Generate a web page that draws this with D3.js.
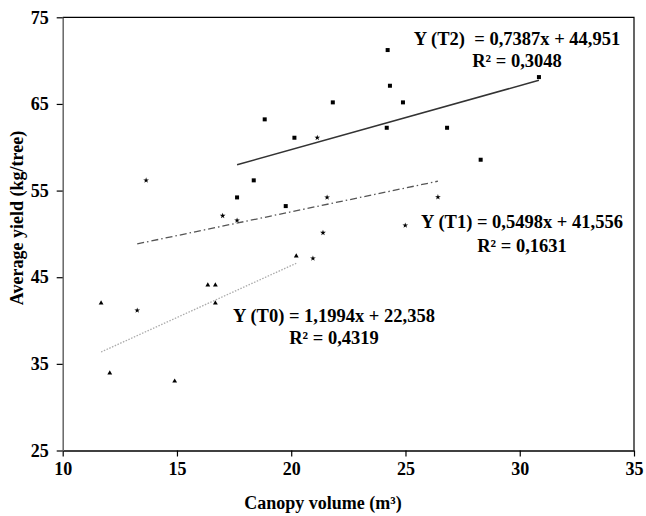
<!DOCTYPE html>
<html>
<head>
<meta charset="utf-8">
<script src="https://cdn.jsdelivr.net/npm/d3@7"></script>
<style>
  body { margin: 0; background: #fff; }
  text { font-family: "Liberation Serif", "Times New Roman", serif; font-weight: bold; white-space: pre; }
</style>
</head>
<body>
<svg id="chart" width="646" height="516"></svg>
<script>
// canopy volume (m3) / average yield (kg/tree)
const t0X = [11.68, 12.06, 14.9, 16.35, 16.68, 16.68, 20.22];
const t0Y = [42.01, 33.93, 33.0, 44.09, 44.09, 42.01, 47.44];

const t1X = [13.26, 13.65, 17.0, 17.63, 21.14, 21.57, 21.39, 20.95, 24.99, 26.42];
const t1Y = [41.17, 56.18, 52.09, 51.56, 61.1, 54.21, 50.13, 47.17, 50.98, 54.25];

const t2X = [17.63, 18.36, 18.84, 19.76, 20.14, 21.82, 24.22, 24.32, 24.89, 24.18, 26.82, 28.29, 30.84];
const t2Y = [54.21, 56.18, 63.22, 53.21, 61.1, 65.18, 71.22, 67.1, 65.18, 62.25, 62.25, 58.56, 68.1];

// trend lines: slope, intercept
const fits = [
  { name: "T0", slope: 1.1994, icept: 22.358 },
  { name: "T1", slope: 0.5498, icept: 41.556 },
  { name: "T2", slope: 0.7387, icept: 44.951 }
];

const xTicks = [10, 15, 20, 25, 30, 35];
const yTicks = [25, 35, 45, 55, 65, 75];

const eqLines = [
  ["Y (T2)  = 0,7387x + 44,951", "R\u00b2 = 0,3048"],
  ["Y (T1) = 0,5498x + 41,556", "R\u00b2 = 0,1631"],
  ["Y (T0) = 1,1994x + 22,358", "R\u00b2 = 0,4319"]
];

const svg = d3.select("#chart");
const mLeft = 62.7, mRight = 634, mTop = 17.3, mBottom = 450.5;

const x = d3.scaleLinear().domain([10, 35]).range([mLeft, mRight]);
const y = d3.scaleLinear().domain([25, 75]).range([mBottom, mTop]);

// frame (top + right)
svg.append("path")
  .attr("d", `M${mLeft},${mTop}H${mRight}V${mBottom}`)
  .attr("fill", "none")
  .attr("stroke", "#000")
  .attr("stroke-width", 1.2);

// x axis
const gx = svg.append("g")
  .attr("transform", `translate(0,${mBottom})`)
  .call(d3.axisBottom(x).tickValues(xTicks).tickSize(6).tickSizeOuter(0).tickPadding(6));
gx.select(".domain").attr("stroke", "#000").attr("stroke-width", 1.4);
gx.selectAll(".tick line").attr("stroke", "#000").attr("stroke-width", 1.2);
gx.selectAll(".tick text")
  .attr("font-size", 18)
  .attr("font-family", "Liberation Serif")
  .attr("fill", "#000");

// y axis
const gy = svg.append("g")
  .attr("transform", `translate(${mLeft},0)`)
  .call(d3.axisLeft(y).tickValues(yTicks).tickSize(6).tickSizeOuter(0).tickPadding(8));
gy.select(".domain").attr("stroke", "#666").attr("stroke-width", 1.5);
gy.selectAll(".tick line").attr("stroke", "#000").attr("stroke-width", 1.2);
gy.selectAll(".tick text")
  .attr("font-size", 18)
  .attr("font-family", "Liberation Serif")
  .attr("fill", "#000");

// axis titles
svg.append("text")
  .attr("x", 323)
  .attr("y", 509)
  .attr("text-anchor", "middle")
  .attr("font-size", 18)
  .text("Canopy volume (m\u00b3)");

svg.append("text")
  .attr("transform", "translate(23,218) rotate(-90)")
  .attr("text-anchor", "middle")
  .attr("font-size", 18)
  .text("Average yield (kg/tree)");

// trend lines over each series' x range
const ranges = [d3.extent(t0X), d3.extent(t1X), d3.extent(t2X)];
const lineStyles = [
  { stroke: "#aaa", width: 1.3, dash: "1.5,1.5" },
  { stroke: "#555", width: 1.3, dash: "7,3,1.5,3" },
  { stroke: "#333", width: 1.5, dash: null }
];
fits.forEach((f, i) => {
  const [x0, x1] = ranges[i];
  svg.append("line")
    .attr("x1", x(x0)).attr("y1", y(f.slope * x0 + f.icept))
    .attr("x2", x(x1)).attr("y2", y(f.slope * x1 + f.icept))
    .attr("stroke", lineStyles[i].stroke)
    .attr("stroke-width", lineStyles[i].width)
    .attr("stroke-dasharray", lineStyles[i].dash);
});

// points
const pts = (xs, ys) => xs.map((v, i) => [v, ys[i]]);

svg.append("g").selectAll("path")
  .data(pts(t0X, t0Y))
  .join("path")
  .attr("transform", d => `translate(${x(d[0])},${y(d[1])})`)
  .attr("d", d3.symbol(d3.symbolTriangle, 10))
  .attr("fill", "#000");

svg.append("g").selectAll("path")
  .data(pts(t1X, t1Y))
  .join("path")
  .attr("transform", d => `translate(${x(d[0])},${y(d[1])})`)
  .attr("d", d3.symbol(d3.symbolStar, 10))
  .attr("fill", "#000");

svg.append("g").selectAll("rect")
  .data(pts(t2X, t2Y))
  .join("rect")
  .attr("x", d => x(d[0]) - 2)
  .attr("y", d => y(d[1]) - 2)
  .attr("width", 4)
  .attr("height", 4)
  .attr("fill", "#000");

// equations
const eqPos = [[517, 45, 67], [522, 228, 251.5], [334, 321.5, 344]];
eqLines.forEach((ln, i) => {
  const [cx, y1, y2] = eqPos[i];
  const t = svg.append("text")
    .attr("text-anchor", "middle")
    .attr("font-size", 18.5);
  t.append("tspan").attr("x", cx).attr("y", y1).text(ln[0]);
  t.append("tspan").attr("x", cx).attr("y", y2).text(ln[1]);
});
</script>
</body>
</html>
-=-=-=-=-
(Your task): Exactly as they appear, print the lines of the listing above from its first line through the line that contains "const mLeft = 62.7, mRight", minus the pictures.

(Exercise output):
Generate a web page that draws this with D3.js.
<!DOCTYPE html>
<html>
<head>
<meta charset="utf-8">
<script src="https://cdn.jsdelivr.net/npm/d3@7"></script>
<style>
  body { margin: 0; background: #fff; }
  text { font-family: "Liberation Serif", "Times New Roman", serif; font-weight: bold; white-space: pre; }
</style>
</head>
<body>
<svg id="chart" width="646" height="516"></svg>
<script>
// canopy volume (m3) / average yield (kg/tree)
const t0X = [11.68, 12.06, 14.9, 16.35, 16.68, 16.68, 20.22];
const t0Y = [42.01, 33.93, 33.0, 44.09, 44.09, 42.01, 47.44];

const t1X = [13.26, 13.65, 17.0, 17.63, 21.14, 21.57, 21.39, 20.95, 24.99, 26.42];
const t1Y = [41.17, 56.18, 52.09, 51.56, 61.1, 54.21, 50.13, 47.17, 50.98, 54.25];

const t2X = [17.63, 18.36, 18.84, 19.76, 20.14, 21.82, 24.22, 24.32, 24.89, 24.18, 26.82, 28.29, 30.84];
const t2Y = [54.21, 56.18, 63.22, 53.21, 61.1, 65.18, 71.22, 67.1, 65.18, 62.25, 62.25, 58.56, 68.1];

// trend lines: slope, intercept
const fits = [
  { name: "T0", slope: 1.1994, icept: 22.358 },
  { name: "T1", slope: 0.5498, icept: 41.556 },
  { name: "T2", slope: 0.7387, icept: 44.951 }
];

const xTicks = [10, 15, 20, 25, 30, 35];
const yTicks = [25, 35, 45, 55, 65, 75];

const eqLines = [
  ["Y (T2)  = 0,7387x + 44,951", "R\u00b2 = 0,3048"],
  ["Y (T1) = 0,5498x + 41,556", "R\u00b2 = 0,1631"],
  ["Y (T0) = 1,1994x + 22,358", "R\u00b2 = 0,4319"]
];

const svg = d3.select("#chart");
const mLeft = 62.7, mRight = 634, mTop = 17.3, mBottom = 450.5;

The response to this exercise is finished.